- In early October, the federal Department of Justice (DoJ) initiated an engagement process respecting a proposed federal Bill to advance implementation of the United Nations Declaration on the Rights of Indigenous Peoples (UN Declaration).
- The focus of federal engagement with First Nations has been on a draft bill closely based on former private member’s Bill C-262 (United Nations Declaration on the Rights of Indigenous Peoples Act), with a few technical amendments. (See Attachments 1-English and 2-French)
- On September 23, 2020 a briefing package was provided to the AFN Executive flagging that the launch of federal engagement with First Nations organizations was imminent. The federal engagement process has been extended into November.
- On November 12, 2020, DoJ hosted an ‘Ad Hoc Table of Federal-Provincial-Territorial Ministers and Indigenous Leaders on the UN Declaration on the Rights of Indigenous Peoples’. I attended this meeting, along with several First Nations leaders, federal-provincial-territorial representatives and the national leadership of ITK and MNC.
- DoJ’s consultative draft bill may be amended following conclusion of the engagement process in preparation for tabling a Bill before the end of 2020.
- In 2007, following more than 25 years of global advocacy by First Nations and other Indigenous peoples, the UN Declaration on the Rights of Indigenous Peoples (the Declaration) was adopted by the United Nations General Assembly (UNGA).
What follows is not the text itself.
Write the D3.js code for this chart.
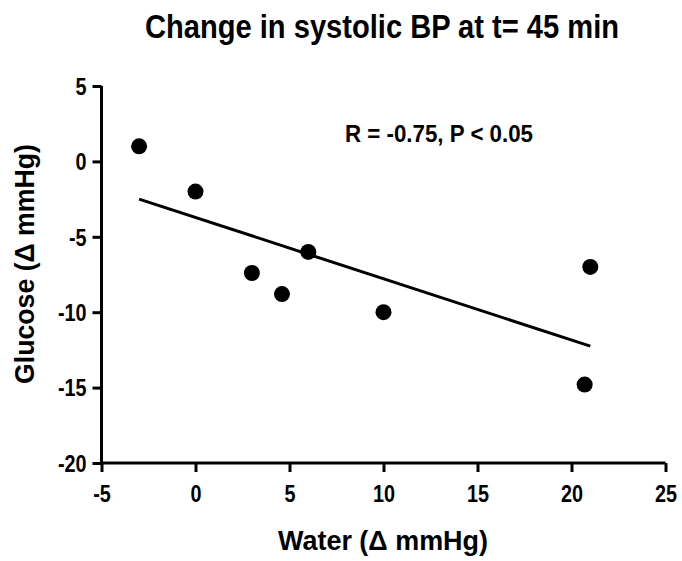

Since then, the UNGA has reaffirmed the Declaration at least eleven times.
- Chiefs-in-Assembly ratified the Declaration by Resolution 37/2007; committed to its full implementation; welcomed the support of the Liberal Party of Canada, the New Democratic Party and the Bloc Quebecois and demanded that the Government of Canada commit to implement the Declaration in full cooperation with Indigenous peoples.
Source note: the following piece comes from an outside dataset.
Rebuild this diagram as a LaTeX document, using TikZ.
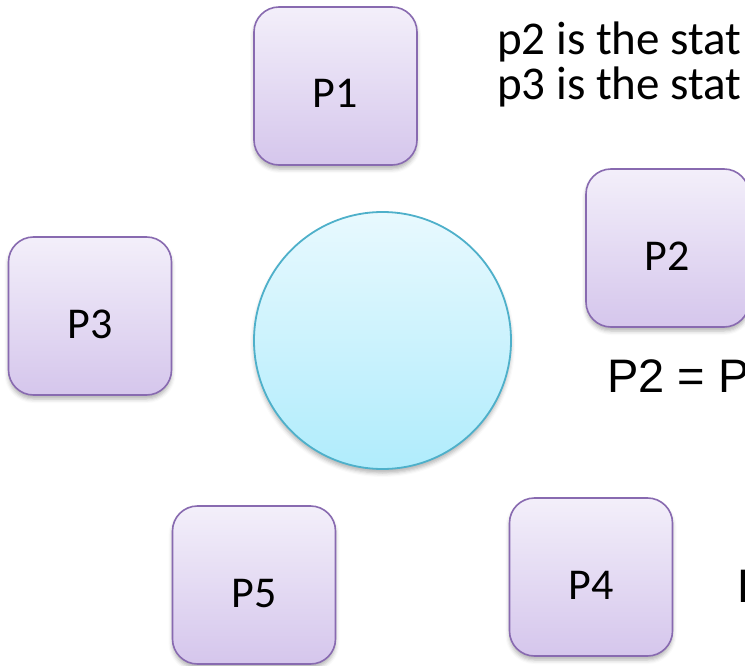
\documentclass[tikz,border=0pt]{standalone}
\usepackage{fontspec}
\setmainfont{Carlito}
\newfontfamily\arialfont{Liberation Sans}
\usetikzlibrary{shadows.blur}

\definecolor{procline}{RGB}{136,106,176}
\definecolor{proctop}{RGB}{243,239,250}
\definecolor{procbot}{RGB}{213,198,236}
\definecolor{poolline}{RGB}{78,176,202}
\definecolor{pooltop}{RGB}{232,249,254}
\definecolor{poolbot}{RGB}{176,236,252}

\begin{document}
\begin{tikzpicture}[x=1pt,y=-1pt]
       \tikzstyle{proc}=[draw=procline, line width=1.6pt, rounded corners=25pt,
                         top color=proctop, bottom color=procbot,
                         minimum width=163pt, minimum height=158pt, inner sep=0pt,
                         text height=44pt, text depth=0pt,
                         font=\fontsize{44pt}{52pt}\selectfont,
                         blur shadow={shadow xshift=0pt, shadow yshift=-4pt,
                                      shadow blur radius=4pt, shadow opacity=30}]
       \tikzstyle{pool}=[circle, draw=poolline, line width=1.8pt,
                         top color=pooltop, bottom color=poolbot,
                         minimum size=257pt, inner sep=0pt,
                         blur shadow={shadow xshift=0pt, shadow yshift=-4pt,
                                      shadow blur radius=4pt, shadow opacity=30}]
       \tikzstyle{note}=[anchor=base west, inner sep=0pt,
                         font=\fontsize{47pt}{54pt}\selectfont]
       \tikzstyle{eqn}=[anchor=base west, inner sep=0pt,
                        font=\arialfont\fontsize{47pt}{54pt}\selectfont]

       \useasboundingbox (0,0) rectangle (745,666);

       \node[pool] (pool) at (382.5,340.5) {};

       \node[proc] (p_1) at (335.5,86)  {P1};
       \node[proc] (p_2) at (667.5,248) {P2};
       \node[proc] (p_3) at (90,316)    {P3};
       \node[proc] (p_4) at (591,577)   {P4};
       \node[proc] (p_5) at (254,585)   {P5};

       \node[note] (line_2) at (497,55)  {p2 is the stat};
       \node[note] (line_3) at (497,100) {p3 is the stat};

       \node[eqn] (eq_2) at (607,392) {P2 = P};
       \node[eqn] (eq_4) at (737,602) {P};
\end{tikzpicture}
\end{document}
- In 2015, the Truth and Reconciliation Commission of Canada (TRC), issued its final report and called on federal, provincial and municipal governments to adopt and implement the Declaration. By Resolution, Chiefs-in-Assembly supported the full implementation of all the TRC Calls to Action.
- In 2017, Chiefs-in-Assembly passed Resolution 97-2017 calling on all federal parliamentarians to support Bill C-262 (United Nations Declaration on the Rights of Indigenous Peoples Act). This Bill was sponsored by then NDP MP, Romeo Saganash.
- In its final report, the National Inquiry into Missing and Murdered Indigenous Women and Girls called for the full implementation of the Declaration and passage of legislation like Bill C-262.
- In 2018, Bill C-262 was passed by the House of Commons. However, in June of that year, it failed to pass in the Senate of Canada. This was due to a Conservative filibuster preventing it from moving to third reading and passage.
- Following this, Chiefs-in-Assembly passed Resolution 86/2019 (Federal Legislation to create a Framework for Implementation of the United Nations Declaration on the Rights of Indigenous Peoples). This resolution calls for: 1) a collaborative process to introduce legislation to implement the Declaration as government legislation by the end of 2020; 2) ensuring such legislation fully respects the Declaration; and 3) establishes the content of Bill C-262 as the floor rather than the ceiling.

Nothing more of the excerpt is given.